A Short Take on Self-Deception

On October 12, 2006, in Games, by peterb

I can’t even summon the energy to write about Neverwinter Nights 2. I suspect this means I won’t be able to summon the energy to actually play it, either.

Mind you, I’m sure I’ll purchase it. I bought every NWN expansion like a good citizen, but the game lacked snap. It was a victim of its own compromises.

We can mock John Romero for his long hair and his broken promises. But if ever there was living, breathing proof of his dictum that “Content is King”, it is that Jade Empire was compelling from start to finish, and Neverwinter Nights makes me feel narcoleptic. They are built on the same basic technology. But one is fun, and the other isn’t.

This is above and beyond the other issues — the fact that whenever I wanted to play online with my friends, we all had to spend an hour and a half synchronizing on the right versions, getting the server configured, and so on. The fact that browsing the thousands upon thousands of fan-created modules is more fun than playing them. The tragiocomically bad camera. Neverwinter Nights fails to be fun in a particularly frustrating way. This isn’t an obvious stinker like, say, Dungeon Siege. Everything about Neverwinter radiates fun. Everything about it sounds fun. Everything about it looks like fun. For the love of all that is good and holy, it should be fun.

But it isn’t fun. Why?

The politically correct attitude among gamers — by which I mean “people who have so little to do with their time that they’re willing to install and play games on a computer instead of a box hooked up to their TV” — is to pretend that user created content is the apotheosis of cool. Witness the recent bloggy wanking about how modders “saved” Oblivion, a game with an original story line, stunning graphic design, and intriguing gameplay because they created mods like “made the water more transparent.”

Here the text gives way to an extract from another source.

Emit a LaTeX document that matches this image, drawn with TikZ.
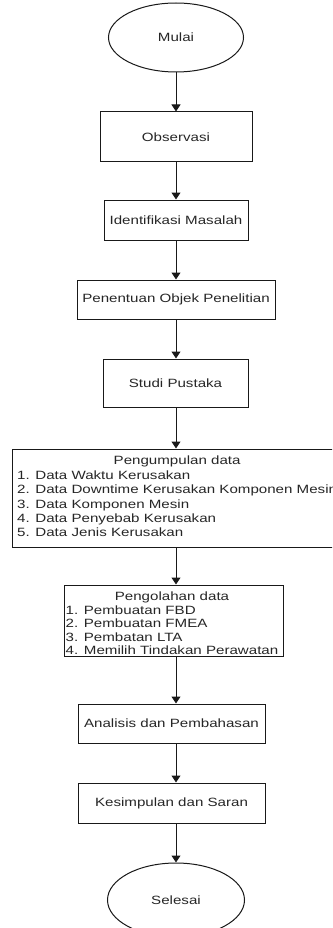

The thing is: it isn’t true. Neverwinter for example, has many user-created modules that are “fun” on some abstract level. Nice plot. Good scripting. Clever puzzles. But the sense of you’ve-been-here-before ennui is strong throughout. It’s not a fair comparison. The simple fact is that no matter how good a module Jeb and George write, the hundreds of artists, writers, musicians, set designers, modelers, and QA personnel who worked on Jade Empire make a real difference. Both Knights of the Old Republic and Jade Empire have a quality about them that the Top Gear guys, when talking about cars, call “bespoke.” That’s what’s missing from the best user-created Neverwinter Nights modules. I think it’s the need to create something that could be used by Jeb and George to create Generic D&D Module G6: Against The Vault Of The Drow On The Borderlands that forces Neverwinter into a very cookie-cutter sort of design sensibility. And it shows.

To be frank, I haven’t paid very close attention to NWN 2, simply because I have an assumption going in that however good it is, it (and the user-created content for it) will lack this bespoke quality. Maybe someone at Bioware can set me straight. I figure they still owe me a favor for the Inscrutable Denominator of Heavenly Glory.

We’ll see.

 

2 Responses to “A Short Take on Self-Deception”

  1. TrueTallus says:

    Well, as you mentioned, Oblivion was designed with user created content in mind, and it didn’t suffer from the same “I’m seeing this for the first time but somehow I’ve already seen it” problem that Neverwinter did. Hopefully with a new team (Obsidian is developing Neverwinter 2, not Bioware) and an entirely new engine, things will come off better this time.

  2. peterb says:

    Incidentally, this post at Something Awful is relevant to this article.